Louise Nevelson. Gran artista también de la apariencia
Pocas figuras habrán sido tan emblemáticas como Louise Nevelson, (1899-1988) del combate de las mujeres por arrancar del territorio de los privilegios masculinos el espacio propio que en cuanto artistas les pertenecía naturalmente. Nacida Leah Berliawsky en la Rusia zarista, emigró con su familia a Estados Unidos a sus 5 años, edad a la cual esculpía en jabones. Pero entre los 30 y 40 años alcanzó la autonomía necesaria para crecer en su rol creativo, tras una secuencia consabida –matrimonio burgués, un hijo único, estudios tardíos, el divorcio– seguida de décadas de lucha y de considerables dificultades materiales para obtener el reconocimiento crítico y financiero que merecía y que, como mujer, se le escatimaba.

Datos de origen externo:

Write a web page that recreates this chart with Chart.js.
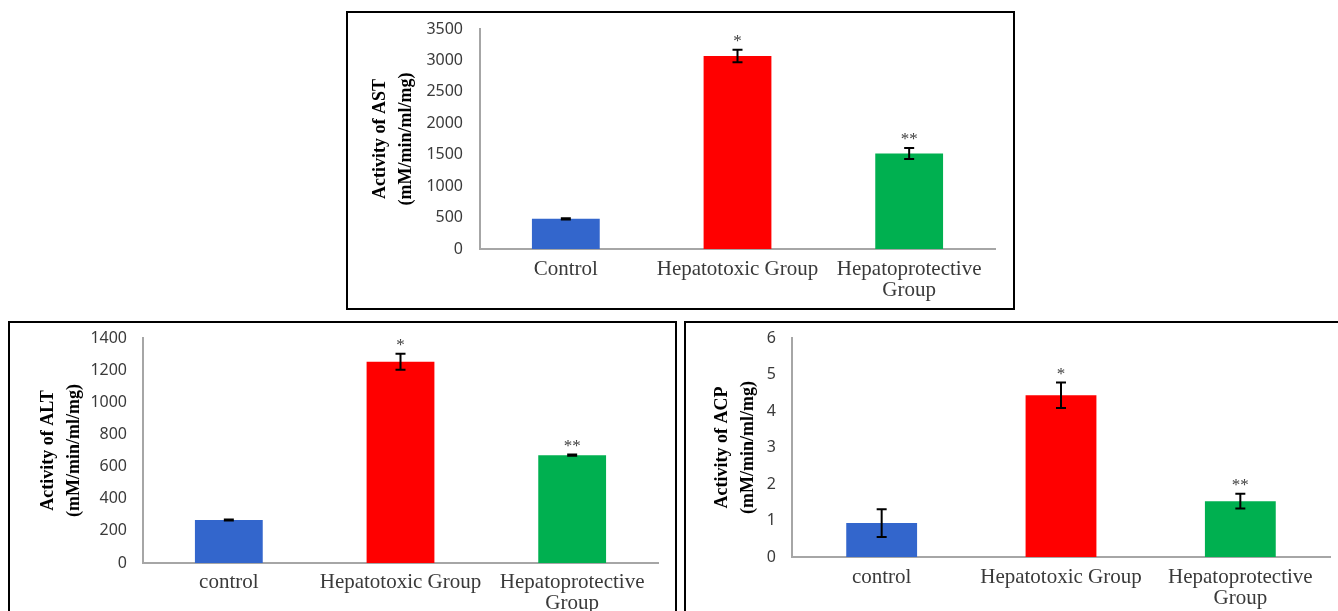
<!DOCTYPE html>
<html>
<head>
<meta charset="utf-8">
<script src="https://cdn.jsdelivr.net/npm/chart.js@4"></script>
<style>
  body { margin: 0; background: #fff; width: 1338px; height: 611px; overflow: hidden; position: relative; }
  .box { position: absolute; border: 2px solid #000; box-sizing: border-box; }
  .box canvas { display: block; }
</style>
</head>
<body>
<div class="box" style="left:346px;top:11px;width:669px;height:299px"><canvas id="astChart" width="665" height="295"></canvas></div>
<div class="box" style="left:8px;top:321px;width:669px;height:300px"><canvas id="altChart" width="665" height="296"></canvas></div>
<div class="box" style="left:684px;top:321px;width:665px;height:300px"><canvas id="acpChart" width="661" height="296"></canvas></div>
<script>
// groups
const upperGroups = ["Control", "Hepatotoxic Group", ["Hepatoprotective", "Group"]];
const lowerGroups = ["control", "Hepatotoxic Group", ["Hepatoprotective", "Group"]];
const barColors = ["#3366CC", "#FF0000", "#00B050"];
const stars = ["", "*", "**"];

// AST
const astValues = [480, 3070, 1520];
const astErrors = [10, 100, 88];
const astTicks = [0, 500, 1000, 1500, 2000, 2500, 3000, 3500];

// ALT
const altValues = [268, 1252, 671];
const altErrors = [3, 50, 4];
const altTicks = [0, 200, 400, 600, 800, 1000, 1200, 1400];

// ACP
const acpValues = [0.93, 4.43, 1.53];
const acpErrors = [0.38, 0.35, 0.2];
const acpTicks = [0, 1, 2, 3, 4, 5, 6];

//error bars + stars
const errorBars = {
    id: "errorBars",
    afterDatasetsDraw(chart) {
        const ctx = chart.ctx;
        const xs = chart.scales.x;
        const ys = chart.scales.y;
        const ds = chart.data.datasets[0];
        ctx.save();
        ds.data.forEach(function(v, i) {
            let px = xs.getPixelForValue(i);
            let top = ys.getPixelForValue(v + ds.errors[i]);
            let bot = ys.getPixelForValue(v - ds.errors[i]);
            ctx.strokeStyle = "#000";
            ctx.lineWidth = 2;
            ctx.beginPath();
            ctx.moveTo(px, top); ctx.lineTo(px, bot);
            ctx.moveTo(px - 5, top); ctx.lineTo(px + 5, top);
            ctx.moveTo(px - 5, bot); ctx.lineTo(px + 5, bot);
            ctx.stroke();
            if (ds.stars[i]) {
                ctx.fillStyle = "#404040";
                ctx.font = "17px 'Liberation Serif'";
                ctx.textAlign = "center";
                ctx.textBaseline = "alphabetic";
                ctx.fillText(ds.stars[i], px, top - 4);
            }
        });
        ctx.restore();
    }
};

function makeChart(id, labels, values, errors, ticks, title, geo) {
    new Chart(document.getElementById(id), {
        type: "bar",
        data: {
            labels: labels,
            datasets: [{
                data: values,
                errors: errors,
                stars: stars,
                backgroundColor: barColors,
                categoryPercentage: 1,
                barPercentage: 0.395
            }]
        },
        plugins: [errorBars],
        options: {
            responsive: false,
            animation: false,
            layout: { padding: { left: 0, top: geo.top, right: geo.right, bottom: 0 } },
            plugins: { legend: { display: false }, tooltip: { enabled: false } },
            scales: {
                x: {
                    grid: { display: false, drawTicks: true, tickLength: geo.xPad },
                    border: { color: "#a6a6a6", width: 2 },
                    ticks: {
                        color: "#3a3a3a",
                        font: { family: "'Liberation Serif'", size: 21, lineHeight: 1.0 },
                        padding: 0,
                        maxRotation: 0,
                        autoSkip: false
                    },
                    afterFit: function(s) { s.height = geo.xh; }
                },
                y: {
                    min: ticks[0],
                    max: ticks[ticks.length - 1],
                    grid: { display: false, drawTicks: true, tickLength: geo.yPad },
                    border: { color: "#a6a6a6", width: 2 },
                    ticks: {
                        stepSize: ticks[1] - ticks[0],
                        color: "#3a3a3a",
                        font: { family: "'Noto Sans'", size: 16 },
                        padding: 0,
                        callback: function(val) { return String(val); }
                    },
                    title: {
                        display: true,
                        text: title,
                        color: "#000",
                        font: { family: "'Liberation Serif'", size: 18, weight: "bold", lineHeight: "26px" },
                        padding: { top: geo.tPad, bottom: 0 }
                    },
                    afterFit: function(s) { s.width = geo.yw; }
                }
            }
        }
    });
}

makeChart("astChart", upperGroups, astValues, astErrors, astTicks,
    ["Activity of AST", "(mM/min/ml/mg)"],
    { top: 16, right: 18, xh: 59, yw: 132, xPad: 10, yPad: 17, tPad: 19 });

makeChart("altChart", lowerGroups, altValues, altErrors, altTicks,
    ["Activity of ALT", "(mM/min/ml/mg)"],
    { top: 15, right: 17, xh: 56, yw: 133, xPad: 9, yPad: 16, tPad: 25 });

makeChart("acpChart", lowerGroups, acpValues, acpErrors, acpTicks,
    ["Activity of ACP", "(mM/min/ml/mg)"],
    { top: 15, right: 17, xh: 62, yw: 106, xPad: 10, yPad: 16, tPad: 23 });
</script>
</body>
</html>
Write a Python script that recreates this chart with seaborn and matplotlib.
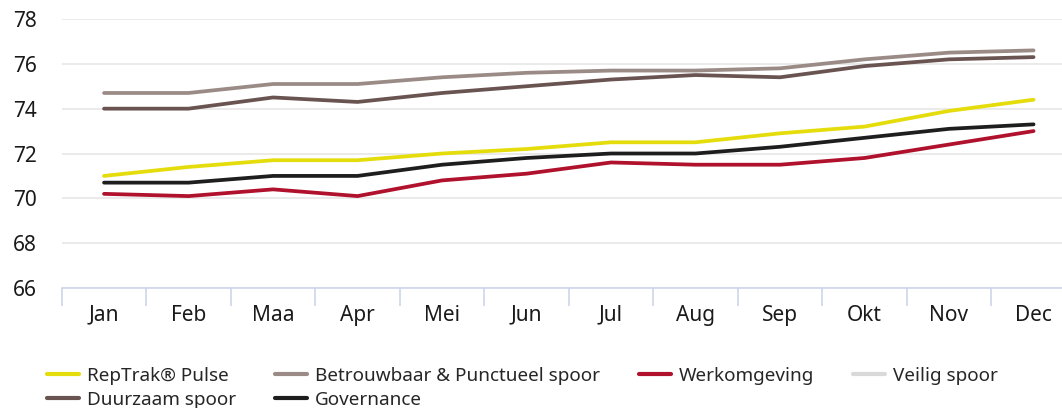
import numpy as np
import pandas as pd
import seaborn as sns
import matplotlib.pyplot as plt
from matplotlib.lines import Line2D

# categories and series
months = ["Jan", "Feb", "Maa", "Apr", "Mei", "Jun", "Jul", "Aug", "Sep", "Okt", "Nov", "Dec"]
reptrak = [71.0, 71.4, 71.7, 71.7, 72.0, 72.2, 72.5, 72.5, 72.9, 73.2, 73.9, 74.4]
betrouwbaar = [74.7, 74.7, 75.1, 75.1, 75.4, 75.6, 75.7, 75.7, 75.8, 76.2, 76.5, 76.6]
werkomgeving = [70.2, 70.1, 70.4, 70.1, 70.8, 71.1, 71.6, 71.5, 71.5, 71.8, 72.4, 73.0]
veilig = [np.nan] * 12  # not visible in the chart
duurzaam = [74.0, 74.0, 74.5, 74.3, 74.7, 75.0, 75.3, 75.5, 75.4, 75.9, 76.2, 76.3]
governance = [70.7, 70.7, 71.0, 71.0, 71.5, 71.8, 72.0, 72.0, 72.3, 72.7, 73.1, 73.3]

series_names = ["RepTrak® Pulse", "Betrouwbaar & Punctueel spoor", "Werkomgeving",
                "Veilig spoor", "Duurzaam spoor", "Governance"]
colors = {
    "RepTrak® Pulse": "#e5dc0c",
    "Betrouwbaar & Punctueel spoor": "#9b8b87",
    "Werkomgeving": "#b0112d",
    "Veilig spoor": "#d9d9d9",
    "Duurzaam spoor": "#6a5452",
    "Governance": "#1e1e1e",
}

values = [reptrak, betrouwbaar, werkomgeving, veilig, duurzaam, governance]
rows = []
for name, vals in zip(series_names, values):
    for i, (m, v) in enumerate(zip(months, vals)):
        rows.append({"idx": i, "month": m, "value": v, "serie": name})
df = pd.DataFrame(rows).dropna()

sns.set_style("white")
plt.rcParams["font.family"] = ["Noto Sans", "DejaVu Sans"]

fig = plt.figure(figsize=(10.62, 4.08), dpi=100)
ax = fig.add_axes([61.8 / 1062, 120 / 408, 1014 / 1062, 269 / 408])

sns.lineplot(data=df, x="idx", y="value", hue="serie", hue_order=series_names,
             palette=colors, linewidth=2.7, legend=False, ax=ax, zorder=3)

ax.set_xlim(-0.5, 11.5)
ax.set_ylim(66, 78)
ax.set_yticks(range(66, 79, 2))
ax.set_xticks(range(12))
ax.set_xticklabels(months)
ax.set_xticks(np.arange(-0.5, 12, 1), minor=True)
ax.set_xlabel("")
ax.set_ylabel("")

ax.grid(axis="y", color="#e6e6e6", linewidth=1.2, zorder=0)
ax.grid(axis="x", visible=False)
for s in ["top", "right", "left"]:
    ax.spines[s].set_visible(False)
ax.spines["bottom"].set_color("#ccd6eb")
ax.spines["bottom"].set_linewidth(1.2)
ax.spines["bottom"].set_zorder(4)

ax.tick_params(axis="x", which="major", bottom=True, length=0, pad=12, labelsize=15, labelcolor="#1a1a1a")
ax.tick_params(axis="x", which="minor", bottom=True, length=13, width=1.2, color="#ccd6eb", direction="out")
ax.tick_params(axis="y", length=0, pad=18, labelsize=15, labelcolor="#1a1a1a")

# legend, row-major like the original
order = ["RepTrak® Pulse", "Duurzaam spoor", "Betrouwbaar & Punctueel spoor",
         "Governance", "Werkomgeving", "Veilig spoor"]
handles = [Line2D([], [], color=colors[n], linewidth=3) for n in order]
fig.legend(handles, order, ncol=4, loc="upper left", bbox_to_anchor=(47 / 1062, 1 - 367 / 408),
           frameon=False, fontsize=13.6, handlelength=1.7, handletextpad=0.42,
           columnspacing=2.05, labelspacing=0.3, borderaxespad=0, borderpad=0)

fig.savefig("out.png", dpi=100)
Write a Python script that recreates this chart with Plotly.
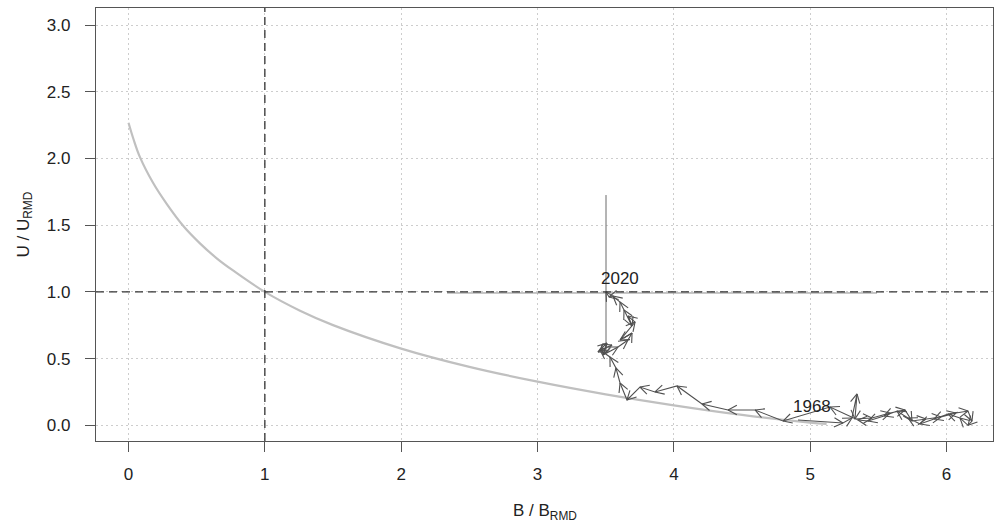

Si el modo de relato visual que imaginó Louise Nevelson (tal como su ocupación drástica del espacio con ensamblajes de piezas de madera, pintadas en monocromías oscuras, que absorben la luz, detienen el tiempo y disparan el desconcierto) tardó en imponerse como expresión máxima de la sensibilidad del siglo XX, hoy es, en la sociedad mediatizada, uno de los símbolos más reconocibles del arte contemporáneo. Su imagen personal, ya en su edad madura, imponente, diferente a todas, es señal notoria de la fuerza, vitalidad y soltura con las que las mujeres del siglo pasado coparon la parada, as it were.
Fue artista también por las formas que dio a su apariencia: sus looks resultaban no menos sorprendentes que sus obras. Los componía según el mismo principio: la asociación aventurosa – determinada por el gusto de lo insólito– de fragmentos dispares mantenidos en un raro equilibrio por la presencia categórica y el chic innato de su autora y portadora. “Cada vez que me visto creo una imagen, una imagen viviente, para mí,” dijo alguna vez.
Había heredado de su madre, Minna, el gusto de la práctica del buen vestir y del ornamento, entendida como placer estético pero también como coraza social –para la madre, contra el antisemitismo de la Nueva Inglaterra en la que se había instalado la familia; para la hija, contra la misoginia extrema de la Nueva York artista de los 30, 40 y 50.
Louise Nevelson se permitió audacias indumentarias que ni siquiera las stars, o sus estilistas, osaban. Su accesorio más espectacular eran las triple pestañas de visón, asociadas al firme trazo de kohl que sumaba glamour a su mirada. La cabeza era un punto central en la estrategia de seducción de Louise. En su juventud los numerosos y suntuosos sombreros que se hacía ofrendar por sus admiradores le habían valido el sobrenombre de The Hat. Más tarde, adoptó escuetos pañuelos campesinos a la par de abrigos de piel, con bijoux escénicos o étnicos y acompañó sus vestidos o chaquetas de noche, de Arnold Scaasi, couturier de Manhattan, con inesperados sombreros tejanos o cascos de jockey de terciopelo.
Una dicharachera biografía de 1990 enumera, en tono crítico, sus atuendos: una túnica ceremonial africana toda flecos y plumas, una chaqueta de piel de serpiente púrpura con cuello, puños y forro de visón sobre un mono obrero de denim, o una falda de lamé dorado bajo los cuadros de una camisa de leñador. Con todo ello llevaba las joyas que creaba a mano, a partir de piezas halladas –decía ser the first recycler– pintadas de negro, con toques de oro, bronce o plata. Oscar Wilde escribió que uno debería ser una obra de arte o llevar una obra de arte. Única, Louise Nevelson cumplió con ambas opciones.